Sometimes people say to me that cultural studies thinks culture is everything, but I don't think that at all. I think culture is very important; more than important, it's absolutely constitutive. But it's also one among other things—how could you not be also interested in capital, or war, and be alive today? Of course culture isn't everything. But culture is a dimension of everything. Every practice exists in the material world and simultaneously signifies, is the bearer of meaning and value. Everything both exists and is imagined. And if you want to play in the area where deep feelings are involved, which people hardly understand, you have to look at culture. STUART HALL, IN CONVERSATION WITH BILL SCHWARZ

Every cultural shift has its tipping point, an origin story. Movements for radical social change that took root in the 1960s marked a palpable transformation in collective consciousness. The civil rights and the Black Power movements, the anti-war, second-wave feminism, and queer liberation movements re-energized the ongoing struggle to fulfill the promise of a more inclusive, multiracial democracy. This struggle for equity and justice not only challenged and changed the laws of the land. But it also began to rewrite unspoken cultural rules that have dictated social norms and behaviors for so long.

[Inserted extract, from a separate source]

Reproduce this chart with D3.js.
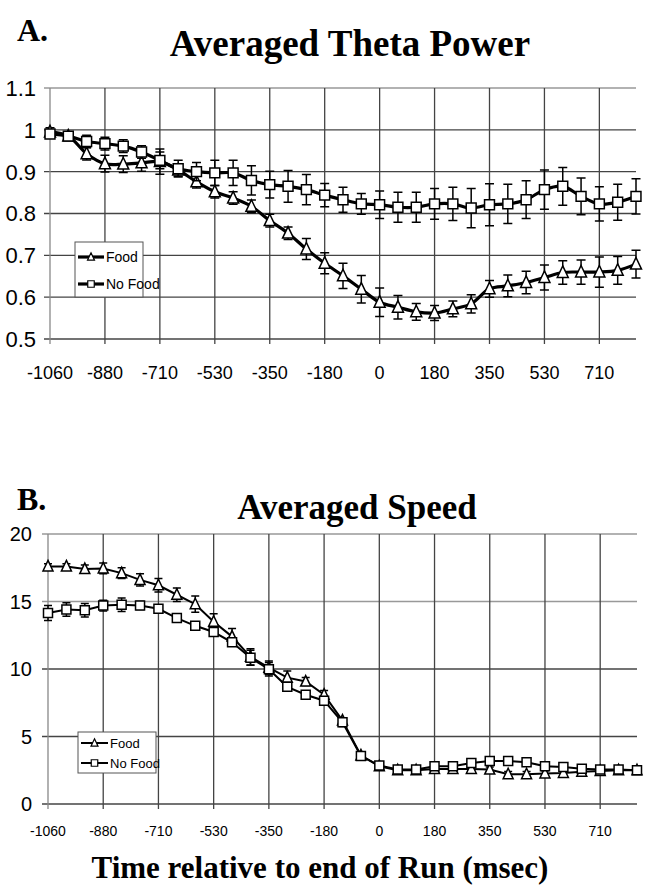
<!DOCTYPE html>
<meta charset="utf-8">
<style>
body { margin: 0; background: #fff; }
.title { font-family: "Liberation Serif", "Times New Roman", serif; font-weight: bold; }
.narrow { font-family: "Liberation Sans Narrow", "Arial Narrow", "Liberation Sans", sans-serif; }
.arial { font-family: "Liberation Sans", Arial, sans-serif; }
</style>
<svg width="646" height="891"></svg>
<script src="https://d3js.org/d3.v7.min.js"></script>
<script>

// category labels, one every 3 points
var tickLabels = ["-1060", "-880", "-710", "-530", "-350", "-180", "0", "180", "350", "530", "710"];

// A. theta power (33 points)
var thetaFood = [0.995, 0.985, 0.943, 0.919, 0.918, 0.921, 0.924, 0.904, 0.876, 0.852, 0.837, 0.817, 0.783, 0.753, 0.715, 0.681,
  0.651, 0.619, 0.588, 0.576, 0.565, 0.562, 0.572, 0.584, 0.620, 0.627, 0.635, 0.647, 0.659, 0.660, 0.660, 0.664, 0.679];
var thetaFoodErr = [0.01, 0.01, 0.015, 0.02, 0.02, 0.02, 0.03, 0.015, 0.015, 0.015, 0.015, 0.015, 0.015, 0.015, 0.025, 0.025,
  0.03, 0.033, 0.034, 0.028, 0.02, 0.018, 0.019, 0.022, 0.02, 0.026, 0.027, 0.03, 0.028, 0.029, 0.036, 0.033, 0.033];
var thetaNoFood = [0.99, 0.985, 0.972, 0.967, 0.961, 0.947, 0.927, 0.907, 0.900, 0.897, 0.897, 0.879, 0.869, 0.865, 0.857, 0.844,
  0.833, 0.823, 0.821, 0.815, 0.815, 0.823, 0.823, 0.813, 0.821, 0.823, 0.833, 0.857, 0.865, 0.841, 0.823, 0.827, 0.841];
var thetaNoFoodErr = [0.01, 0.01, 0.015, 0.015, 0.015, 0.015, 0.02, 0.02, 0.022, 0.03, 0.03, 0.035, 0.032, 0.038, 0.036, 0.028,
  0.03, 0.025, 0.033, 0.036, 0.036, 0.037, 0.04, 0.047, 0.05, 0.047, 0.045, 0.047, 0.045, 0.044, 0.041, 0.043, 0.042];

// B. speed (33 points)
var speedFood = [17.6, 17.6, 17.4, 17.45, 17.1, 16.6, 16.2, 15.5, 14.8, 13.5, 12.4, 10.9, 10.1, 9.36, 9.07, 8.1,
  6.18, 3.6, 2.8, 2.5, 2.5, 2.6, 2.6, 2.6, 2.55, 2.2, 2.2, 2.26, 2.3, 2.38, 2.45, 2.5, 2.5];
var speedFoodErr = [0.2, 0.2, 0.3, 0.4, 0.4, 0.45, 0.5, 0.5, 0.6, 0.6, 0.6, 0.6, 0.5, 0.5, 0.3, 0.3,
  0.2, 0.2, 0.2, 0.2, 0.2, 0.2, 0.2, 0.2, 0.2, 0.2, 0.2, 0.2, 0.2, 0.2, 0.2, 0.2, 0.2];
var speedNoFood = [14.15, 14.4, 14.35, 14.7, 14.76, 14.7, 14.46, 13.77, 13.2, 12.74, 11.98, 10.83, 9.98, 8.68, 8.09, 7.65,
  6.05, 3.55, 2.85, 2.55, 2.55, 2.8, 2.8, 3.04, 3.18, 3.18, 3.1, 2.8, 2.74, 2.62, 2.55, 2.55, 2.5];
var speedNoFoodErr = [0.55, 0.5, 0.5, 0.4, 0.5, 0.3, 0.3, 0.3, 0.3, 0.3, 0.3, 0.55, 0.5, 0.3, 0.3, 0.3,
  0.3, 0.2, 0.2, 0.2, 0.2, 0.2, 0.2, 0.2, 0.2, 0.2, 0.2, 0.2, 0.2, 0.2, 0.2, 0.2, 0.2];

var svg = d3.select("svg");

function triangle(s) {
  return "M0," + (-s * 0.6) + "L" + (s / 2) + "," + (s * 0.45) + "L" + (-s / 2) + "," + (s * 0.45) + "Z";
}
function square(s) {
  return "M" + (-s / 2) + "," + (-s / 2) + "h" + s + "v" + s + "h" + (-s) + "Z";
}

function drawPanel(p) {
  var x = d3.scaleLinear().domain([0, 32]).range([p.left, p.right]);
  var y = d3.scaleLinear().domain(p.domain).range([p.bottom, p.top]);
  var g = svg.append("g");

  // gridlines
  g.selectAll(".hgrid").data(p.yticks).enter().append("line")
      .attr("x1", p.left - 6).attr("x2", p.right)
      .attr("y1", function(d) { return y(d); }).attr("y2", function(d) { return y(d); })
      .attr("stroke", function(d, i) { return i == p.yticks.length - 1 || d == p.lightY ? "#999" : "#444"; })
      .attr("stroke-width", 1.3);
  var xt = d3.range(0, 33, 3);
  g.selectAll(".vgrid").data(xt).enter().append("line")
      .attr("x1", function(d) { return x(d); }).attr("x2", function(d) { return x(d); })
      .attr("y1", p.top).attr("y2", p.bottom + 5)
      .attr("stroke", function(d) { return d == 0 ? "#888" : "#444"; })
      .attr("stroke-width", 1.3);

  // axis labels
  g.selectAll(".yl").data(p.yticks).enter().append("text")
      .attr("class", p.yfont)
      .attr("x", p.ylabelX).attr("y", function(d) { return y(d); })
      .attr("dy", "0.36em")
      .attr("text-anchor", "end")
      .style("font-size", p.ysize + "px")
      .text(p.yformat);
  g.selectAll(".xl").data(xt).enter().append("text")
      .attr("class", p.xfont)
      .attr("x", function(d) { return x(d); }).attr("y", p.xlabelY)
      .attr("text-anchor", "middle")
      .style("font-size", p.xsize + "px")
      .text(function(d, i) { return tickLabels[i]; });

  var line = d3.line()
      .x(function(d, i) { return x(i); })
      .y(function(d) { return y(d); })
      .curve(p.curve);

  p.series.forEach(function(s) {
    var sg = g.append("g");
    // error bars
    sg.selectAll(".eb").data(s.values).enter().append("path")
        .attr("d", function(d, i) {
          var cx = x(i), y0 = y(d - s.err[i]), y1 = y(d + s.err[i]), c = p.cap;
          return "M" + cx + "," + y0 + "V" + y1 + "M" + (cx - c) + "," + y1 + "H" + (cx + c) +
            "M" + (cx - c) + "," + y0 + "H" + (cx + c);
        })
        .attr("stroke", "#000").attr("stroke-width", 1.5).attr("fill", "none");
    sg.append("path").datum(s.values)
        .attr("d", line)
        .attr("fill", "none").attr("stroke", "#000").attr("stroke-width", p.lineWidth);
    sg.selectAll(".mk").data(s.values).enter().append("path")
        .attr("transform", function(d, i) { return "translate(" + x(i) + "," + y(d) + ")"; })
        .attr("d", s.shape == "tri" ? triangle(p.marker) : square(p.marker * 0.9))
        .attr("fill", "#fff").attr("stroke", "#000").attr("stroke-width", 1.5);
  });

  // legend
  var L = p.legend;
  var lg = g.append("g").attr("transform", "translate(" + L.x + "," + L.y + ")");
  lg.append("rect").attr("width", L.w).attr("height", L.h)
      .attr("fill", "#fff").attr("stroke", "#555").attr("stroke-width", 1);
  p.series.forEach(function(s, i) {
    var ly = L.row0 + i * L.step;
    lg.append("line").attr("x1", 3).attr("x2", L.lineLen).attr("y1", ly).attr("y2", ly)
        .attr("stroke", "#000").attr("stroke-width", p.lineWidth);
    lg.append("path").attr("transform", "translate(" + (3 + L.lineLen) / 2 + "," + ly + ")")
        .attr("d", s.shape == "tri" ? triangle(7) : square(6.5))
        .attr("fill", "#fff").attr("stroke", "#000").attr("stroke-width", 1.2);
    lg.append("text").attr("class", L.font)
        .attr("x", L.lineLen + 2).attr("y", ly).attr("dy", "0.36em")
        .style("font-size", L.size + "px")
        .text(s.name);
  });
}

// titles
svg.append("text").attr("class", "title").attr("x", 17).attr("y", 41).style("font-size", "32px").text("A.");
svg.append("text").attr("class", "title").attr("x", 350).attr("y", 56).attr("text-anchor", "middle")
    .style("font-size", "37px").text("Averaged Theta Power");
svg.append("text").attr("class", "title").attr("x", 17).attr("y", 510).style("font-size", "32px").text("B.");
svg.append("text").attr("class", "title").attr("x", 357).attr("y", 519).attr("text-anchor", "middle")
    .style("font-size", "35px").text("Averaged Speed");
svg.append("text").attr("class", "title").attr("x", 320).attr("y", 878).attr("text-anchor", "middle")
    .style("font-size", "31px").text("Time relative to end of Run (msec)");

drawPanel({
  left: 50, right: 636, top: 88, bottom: 339,
  domain: [0.5, 1.1], yticks: [0.5, 0.6, 0.7, 0.8, 0.9, 1.0, 1.1],
  yformat: function(d) { return d == 1 ? "1" : d3.format(".1f")(d); },
  ylabelX: 36, ysize: 22, yfont: "narrow",
  xlabelY: 379, xsize: 18, xfont: "narrow",
  curve: d3.curveCatmullRom.alpha(0.5), lineWidth: 3.2, marker: 11, cap: 4.5,
  series: [
    { name: "Food", shape: "tri", values: thetaFood, err: thetaFoodErr },
    { name: "No Food", shape: "sq", values: thetaNoFood, err: thetaNoFoodErr }
  ],
  legend: { x: 75, y: 242, w: 68, h: 55, row0: 15, step: 27, lineLen: 29, font: "narrow", size: 14 }
});

drawPanel({
  left: 48, right: 637, top: 534, bottom: 804,
  domain: [0, 20], yticks: [0, 5, 10, 15, 20], lightY: 15,
  yformat: function(d) { return d; },
  ylabelX: 32, ysize: 20, yfont: "arial",
  xlabelY: 836, xsize: 14, xfont: "arial",
  curve: d3.curveLinear, lineWidth: 2, marker: 10, cap: 4,
  series: [
    { name: "Food", shape: "tri", values: speedFood, err: speedFoodErr },
    { name: "No Food", shape: "sq", values: speedNoFood, err: speedNoFoodErr }
  ],
  legend: { x: 78, y: 732, w: 78, h: 41, row0: 11, step: 20, lineLen: 30, font: "arial", size: 13 }
});

</script>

The struggle was not new, of course. The civil rights demands for equitable representation in media, which, decades later, would be echoed more loudly within the advertising industry, can be traced directly back to the early 20th century. The discourse on the role of identity in visual culture culminated during the Harlem Renaissance, with advertising being one of the "leading image-producing industries" held accountable for its role in racial stereotyping (Chambers, 2011). This period of activism paved the way for the inflection point that occurred in the mid-to-late 20th century, which marked a time when radically new ideas, long overdue legal rights, and progressive narratives finally began to take hold. And advertising was no exception.

In this era of change, the industry faced a critical moment. The advocacy of civil rights leaders inspired demands beyond race and ethnicity to encompass representation of gender in advertising. By 1978, the National Advertising Review Board (NARB) issued "a checklist of questions for advertisers and agency personnel to consider when creating or approving an advertisement" portraying women (Sivulka, 1998). Advertising agencies were advised to consult a checklist featured in Appendix A of the NARB report, titled "Guidelines developed by the National Advertising Review Board for the United States." Divided into four sections—destructive portrayals, negative appeals, constructive portrayals, and positive appeals—the checklist covered a range of harmful depictions. These included sexist stereotypes, belittling language, and creative ads portraying situations that "confirm the view that women are the property of men or are less important than men" (Sivulka, 1998). Among 23 bullet points, questions such as "Do my ads portray women as more neurotic than men?" or "Do my ads reflect the fact that girls may aspire to careers in business and the professions?" were presented for advertisers' consideration. This response from the NARB was hardly surprising, though. The pressure was on.

During this time of heightened social protest, feminists placed stickers saying "This ad insults women" on billboards, vandalized and rewrote ad taglines, and gave out so-called "Plastic Pig" awards to companies that continued to portray women in ways considered demeaning (Sivulka, 1998). As the New York Times reported in 1983, a feminist group, Women Against Pornography, considered "'any ad that reduces women to objects, to merely their sexual parts" to be pornographic and, thus, insulting to all women (Herman and Johnston, 1983). In 1983, the "award" went to Hanes, Cotler's Pants, Maidenform, Fidji Perfume as well as Dior for various ads depicting undressed women in subservient positions to men (Reilly et al., 1983). As the historical record shows, however, it wasn't all one-sided. Activists not only "zapped" brands who persisted in relying on sexist advertising but also looked to incentivize forward-thinking, culture-shaping brands that bravely tapped into more progressive narratives.